Yes, we all have our past (and even if part of it was not lived in truth like mine), take comfort that we also have God (if you’re a Christian). I spent 8 years as a Catholic Altar boy in my early youth and one phrase that sticks in my mind is –
“Therefore, if anyone is in Christ, he is a new creation; the old has gone, the NEW HAS COME!” (2 Corinthians 5:17)
This verse has always given me comfort. Especially, after I learned of certain truths at 17. I get Comfort in knowing that the curses and the distortions and sins of previous generations does not hold me back. That it does NOT MAKE ALL “ME”… that I can release the OLD… to make room for the NEW.
ME.
You should do this too… If you need to.
Built in God’s Image.
We are Built in God’s image. Something that I can … we can ALL use as a springboard to being the BEST VERSION OF OURSELVES.

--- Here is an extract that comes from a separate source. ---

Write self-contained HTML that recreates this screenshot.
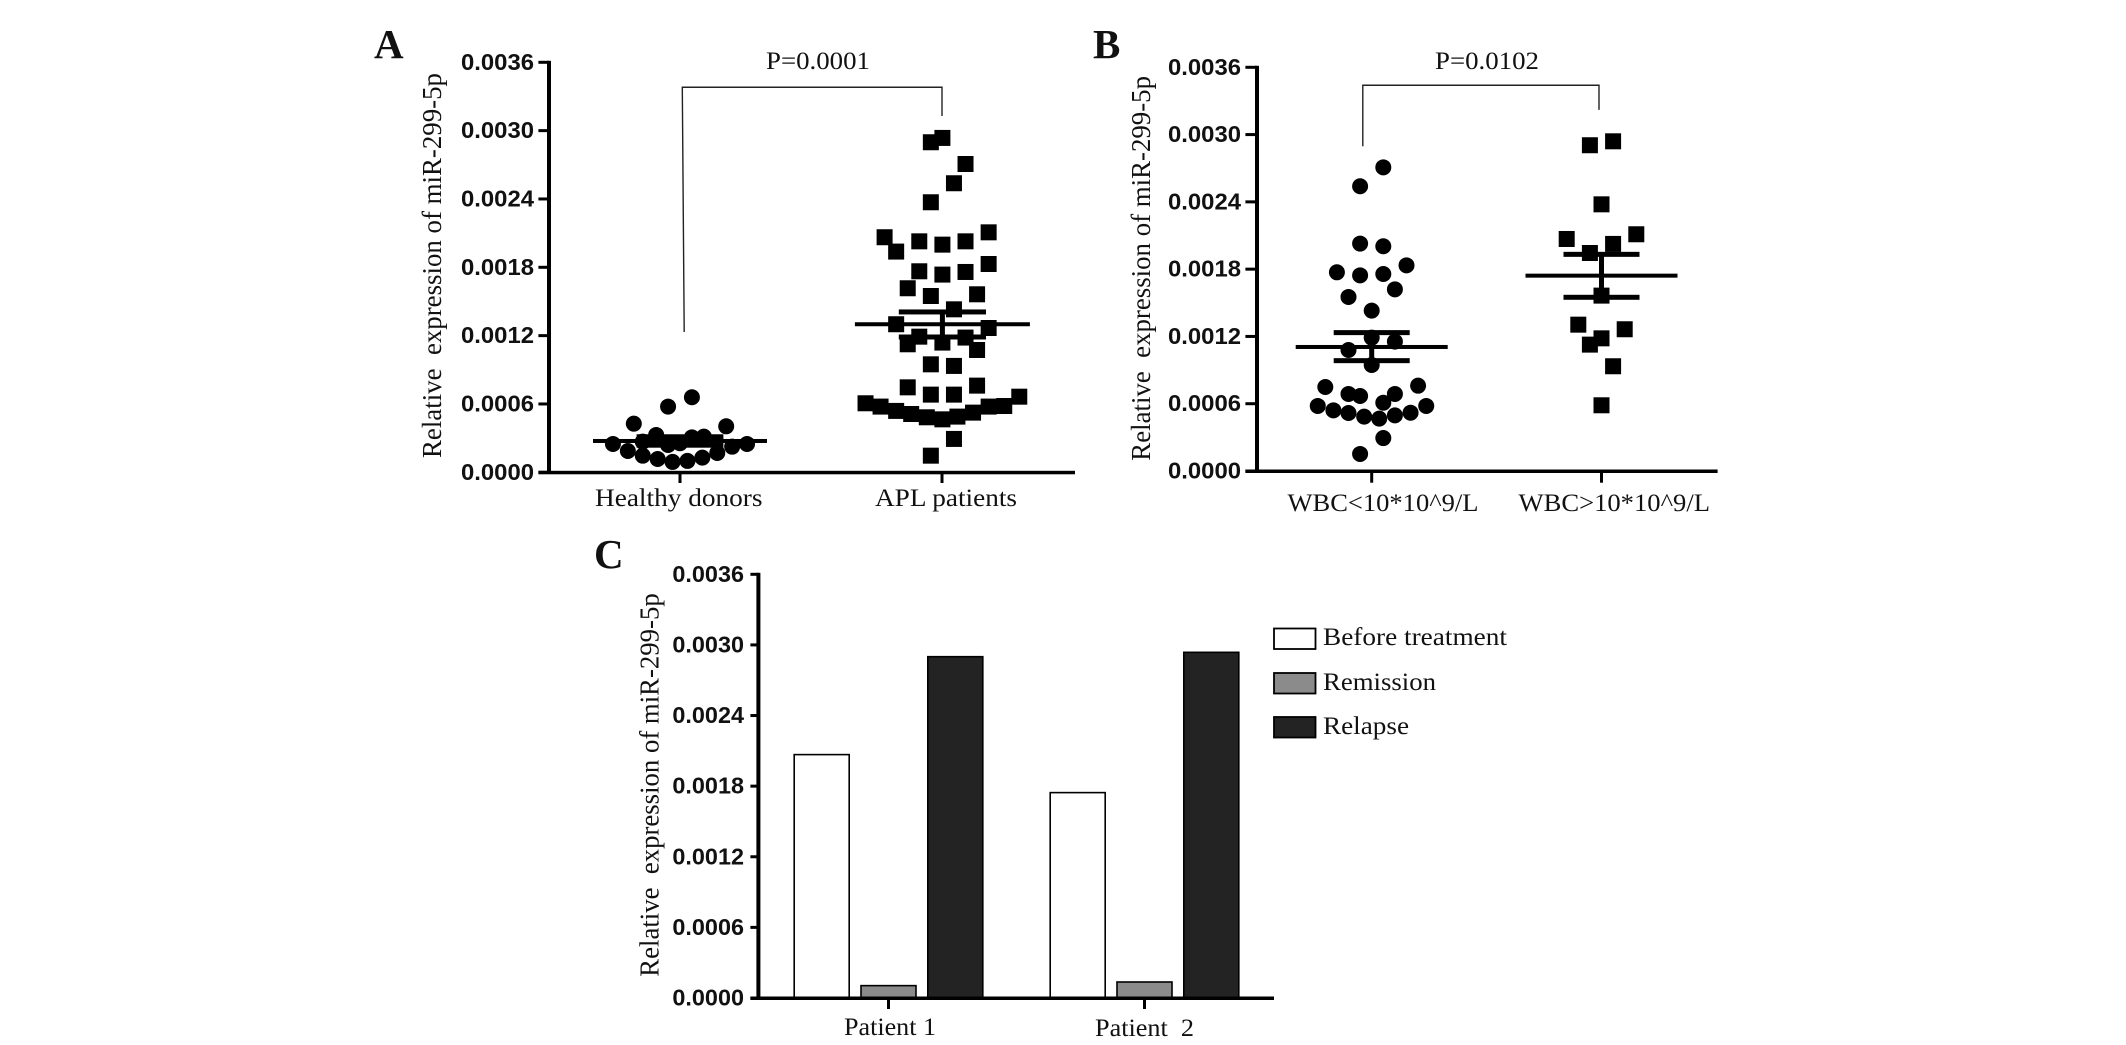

Yes, We are trapped with our old us … the past experiences… and the good (& imperfections in genetics 🧬 passed down to us) ….
But….
With the knowledge and belief that we, as Christians, are also created in the image of God, gives all of us I mmense COURAGE…. And hope … and belief… that we have a huge capacity to change!!
You are unique! Believe it so…. And you can change!! We ALL CAN!!
But, this is not easy and TAKES COURAGE and … a lot of WORK! In my experience, You MUST TAKE CHARGE of your life! You must stop saying –
“I’ll always be the same … I’ll never be different “
Instead, you should begin saying –
“I CAN be different because of God’s love 💕 working in me.”
DO NOT FEAR CHANGE especially if the change is to make you all that God wants you to be.
When you decide to Invite Christ into your life, know that you have been re-born… snd the Holy Spirit will guide you.
I know I have been “re-born “ many times … in my life, so far. When I reflect, I was very fortunate to have been influenced by three strong & courageous women. They were all different and they were women who loved me differently but all had strong values & principles.
I may have lost two Mums, but there still remains one. Something many cannot say. I will continue to love this Mum that is still alive today….and the other two Mums are always with me in spirit.
Thank you God. Amen.
Ask yourself for God’s guidance and he will answer.
May God continue to shower his blessings on you.
yours in care, compassion & trust
Paul

I AM/YOU are/WE are … all created in God’s image. Thank God.